O primeiro veículo chegou a Pacaraima por volta das 9h30. O segundo atrasou porque teve um pneu furado na estrada e só chegou ao município às 12h30. As caminhonetes foram recebidas por venezuelanos que são contra o regime de Nicolás Maduro.
Região deve seguir sendo palco de conflitos nos próximos dias, pois crise parece estar longe do fim (Foto: Priscilla Torres/Folha BV)
Na tarde de sábado, a equipe de apoio do presidente interino Juan Guaidó chegou a divulgar que os caminhões de mantimentos tinham atravessado a fronteira com o Brasil e chegado ao território venezuelano. A informação foi reforçada também pelo Itamaraty e até pelo governo do Estado, porém, os caminhões não atravessaram e ninguém de Santa Elena de Uairén teve acesso aos itens que seriam distribuídos.
Os veículos ficaram estacionados na divisa entre os dois países, no perímetro de território venezuelano, mas nem chegou a se aproximar da barreira humana montada pela Guarda Nacional Bolivariana. Quando questionados sobre a tecnicalidade, a equipe de apoio a Guaidó reforçou que considerava que os veículos tinham sim adentrado o solo venezuelano.

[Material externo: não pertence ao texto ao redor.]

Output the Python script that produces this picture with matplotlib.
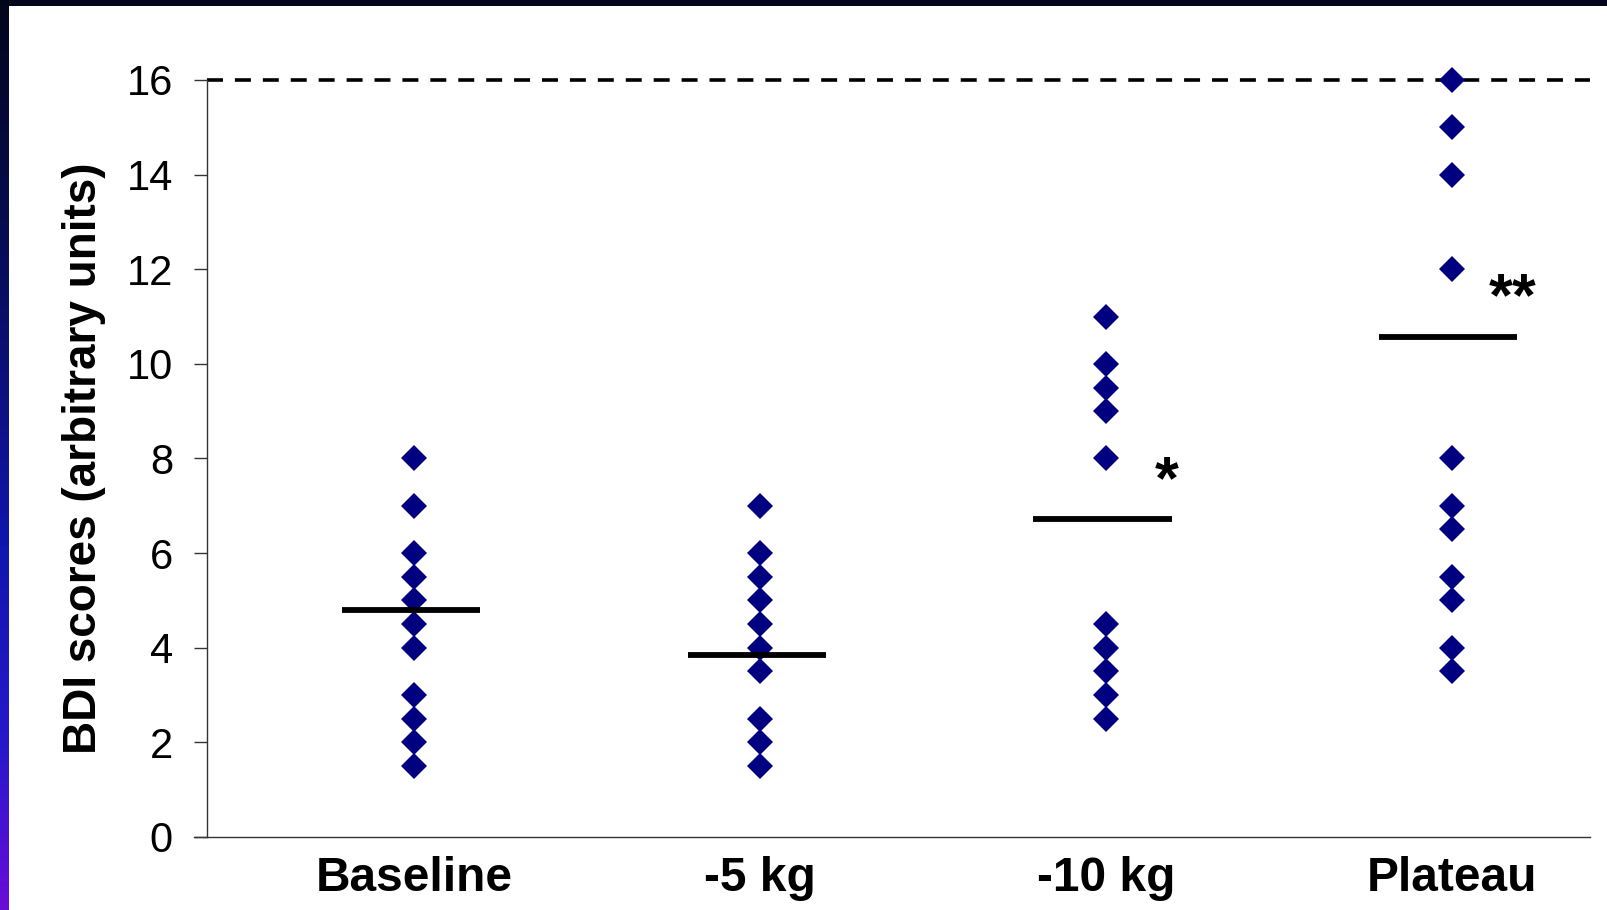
import numpy as np
import matplotlib.pyplot as plt
from matplotlib.colors import LinearSegmentedColormap
from matplotlib.patches import Rectangle

plt.rcParams['font.family'] = ['Liberation Sans', 'DejaVu Sans']
plt.rcParams['lines.scale_dashes'] = False

# data
groups = ['Baseline', '-5 kg', '-10 kg', 'Plateau']
baseline = [8, 7, 6, 5.5, 5, 4.5, 4, 3, 2.5, 2, 1.5]
minus5 = [7, 6, 5.5, 5, 4.5, 4, 3.5, 2.5, 2, 1.5]
minus10 = [11, 10, 9.5, 9, 8, 4.5, 4, 3.5, 3, 2.5]
plateau = [16, 15, 14, 12, 8, 7, 6.5, 5.5, 5, 4, 3.5]
means = [4.8, 3.85, 6.72, 10.56]
stars = ['', '', '*', '**']
star_y = [0, 0, 7.17, 11.02]
cutoff = 16

W, H = 1608, 910
fig = plt.figure(figsize=(W / 100, H / 100), dpi=100)
fig.patch.set_facecolor('white')

# slide frame: dark top band and gradient strip on the left
fig.patches.append(Rectangle((0, 1 - 6 / H), 1, 6 / H, transform=fig.transFigure,
                             facecolor='#02061a', edgecolor='none', zorder=0))
strip = fig.add_axes([0, 0, 9 / W, 1 - 6 / H])
cmap = LinearSegmentedColormap.from_list(
    'frame', [(0, '#03061c'), (0.3, '#090d5e'), (0.6, '#1016ae'),
              (0.82, '#2818cc'), (1, '#6a0cd8')])
strip.imshow(np.linspace(0, 1, 256)[:, None], aspect='auto', cmap=cmap)
strip.axis('off')

ax = fig.add_axes([207 / W, 1 - 837 / H, (1590 - 207) / W, (837 - 80) / H])

xpos = np.arange(1, len(groups) + 1)
for x, vals in zip(xpos, [baseline, minus5, minus10, plateau]):
    ax.plot([x] * len(vals), vals, linestyle='none', marker='D', markersize=13,
            color='#000080', markeredgewidth=0, clip_on=False, zorder=3)

ax.hlines(means, xpos - 0.21, xpos + 0.19, color='black', linewidth=4.2, zorder=4)
ax.axhline(cutoff, color='black', linewidth=2.6, dashes=(11.5, 8.6),
           clip_on=False, zorder=2)

for x, s, y in zip(xpos, stars, star_y):
    if s:
        ax.text(x + 0.175, y, s, fontsize=44, fontweight='bold',
                ha='center', va='baseline')

ax.set_xlim(0.4, 4.4)
ax.set_ylim(0, 16)
ax.set_yticks(range(0, 17, 2))
ax.set_xticks(xpos)
ax.set_xticklabels(groups, fontsize=34.5, fontweight='bold')
ax.tick_params(axis='x', length=0, pad=14)
ax.tick_params(axis='y', length=9.5, width=1, pad=15, labelsize=30, color='#333333')

for side in ['top', 'right']:
    ax.spines[side].set_visible(False)
for side in ['left', 'bottom']:
    ax.spines[side].set_color('#333333')
    ax.spines[side].set_linewidth(1)
ax.spines['bottom'].set_bounds(0.4 - 13 / 345, 4.4)

ax.set_ylabel('BDI scores (arbitrary units)', fontsize=33, fontweight='bold',
              labelpad=15)

fig.savefig('out.png', dpi=100)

CONFLITO – Já no fim da tarde de sábado, o clima de tensão na fronteira foi intensificado. No primeiro momento, os manifestantes de apoio a Guaidó cantaram músicas de esperança, acenavam bandeiras da Venezuela e escreveram “paz” com tinta branca no rosto. A coordenação da manifestação também distribuiu suco, pães e bolachas, além de água mineral. Um grupo de mulheres até chegou a tentar dar água para os militares da GNB, porém, o auxílio foi recusado.
Pouco tempo depois, um grupo de manifestantes que estavam mais exaltados com a GNB e xingavam os militares, atearam fogo em uma guarita da Guarda que ficava mais próxima do lado brasileiro. Com o tumulto, os agentes se aproximaram e os atacaram com bombas de gás lacrimogêneo e até tiros de armas de fogo contra pessoas desarmadas que respondiam com pedras.
A Polícia Federal em Roraima e a Força Nacional tiveram que agir para conter os manifestantes e atuar no recuo das pessoas, para impedir resultados trágicos. Os caminhões com mantimentos foram retirados do local. A situação foi controlada pouco tempo depois, mas foi considerada como um ato de ataque à soberania nacional pelo Exército Brasileiro.
No domingo, 24, conforme relato de testemunhas em Pacaraima, houve outro episódio similar no fim da tarde, novamente com ataques de bombas de gás, pedras e tiros de borracha. A Força Nacional foi novamente acionada para conter o conflito, controlando a situação, mas o clima de tensão na região continua.